Source Database
Bemi tracks changes made in a primary PostgreSQL database (source database) by implementing a design pattern called Change Data Capture (CDC), a process of identifying and capturing changes made to data in a database in real-time. More specifically, Bemi workers connect and use built-in PostgreSQL replication mechanisms with Write-Ahead Log (WAL).
Connection
Specify the following source database connection details:
- Host
- Database
- Port
- User
- Password
After that, you can enable selective tracking and pick which database tables you want to track.
WAL Level
Bemi relies on logical replication that allows ingesting changes row-by-row, unlike physical replication that sends disk block changes.
You can check the wal_level
to make sure logical replication is enabled:
SHOW wal_level;
+-------------+
| wal_level |
|-------------|
| logical |
+-------------+
If your current WAL level is set to replica
, you need to update it to logical
and restart your PostgreSQL instance.
Updating this value won't break replication, it will just slightly increase the WAL volume (disk space and network traffic if there are replicas).
You can find more information in the following guides on how to change the WAL level and connect depending on your hosting platform:
Selective tracking
Tracking by Tables
During the Source Database connection setup or any time after, you can configure what tables you want to track:
Bemi automatically tracks changes in the default public
schema. If you would like to enable tracking for other schemas in your Bemi organization, please contact us.
Ignoring by Columns
Bemi allows to configure ignore-change columns, such as public.tableName.updatedAt
, to ignore meaningless data changes.
This prevents the creation of a new audit trail entry (called "change") for a record in tableName
if updatedAt
was the only column value that was updated.
In other words, public.tableName.updatedAt
is used to determine whether an audit trail entry should be recorded or not.

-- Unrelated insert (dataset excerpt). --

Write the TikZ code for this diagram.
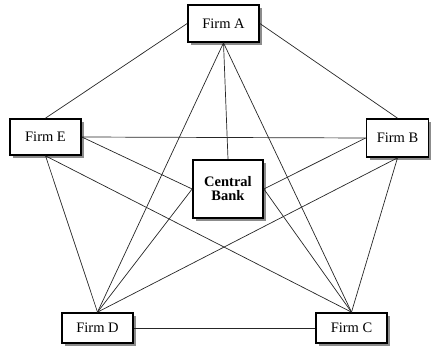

Note that this column will always be recorded if there were updated values in other columns.
SSH Tunnel
If your PostgreSQL source database is not accessible over the internet, you can specify SSH credentials to enable an SSH tunnel via a jump host.

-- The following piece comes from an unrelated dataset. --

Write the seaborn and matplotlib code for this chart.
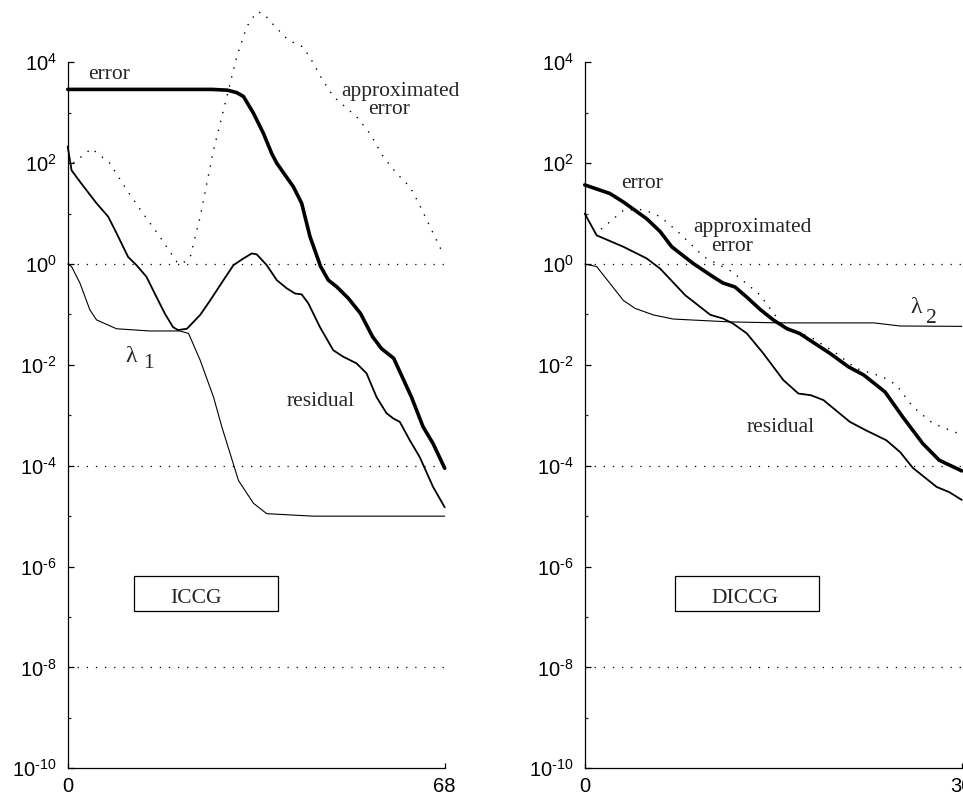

Once the source database connection settings are submitted, we'll generate a public SSH key. Add this public SSH key to your SSH host to allow Bemi workers to connect and SSH-tunnel to the PostgreSQL database:
touch ~/.ssh/authorized_keys && chmod 600 ~/.ssh/authorized_keys
echo 'ssh-ed25519 AAAAC3Nz...' >> ~/.ssh/authorized_keys
If you need a public SSH Key before you know the SSH host address, just specify any address and later reach out to us to update it.
Bemi Static IPs
If you restrict access to your databases by IP addresses, contact us. We will share our static IP addresses, which you can add to an allowlist, so we can connect to your Source PostgreSQL database.
Disconnecting
To disconnect from Bemi, you can to execute the following queries to remove the triggers that set REPLICA IDENTITY FULL
for tracking the previous state:
DROP EVENT TRIGGER _bemi_set_replica_identity_trigger;
DROP FUNCTION _bemi_set_replica_identity_func;
DROP PROCEDURE _bemi_set_replica_identity;
If you used Bemi packages for the Supported ORMs, you can execute the following queries to remove the lightweight triggers used for passing application context:
DROP EVENT TRIGGER _bemi_create_table_trigger;
DROP FUNCTION _bemi_create_table_trigger_func;
DROP PROCEDURE _bemi_create_triggers;
DROP FUNCTION _bemi_row_trigger_func CASCADE;
To completely disable logical replication, run the following queries:
(!!!) If you later decide to resume Bemi, we won't be able to recover and ingest data changes after this point.
SELECT pg_drop_replication_slot('bemi');
DROP PUBLICATION bemi;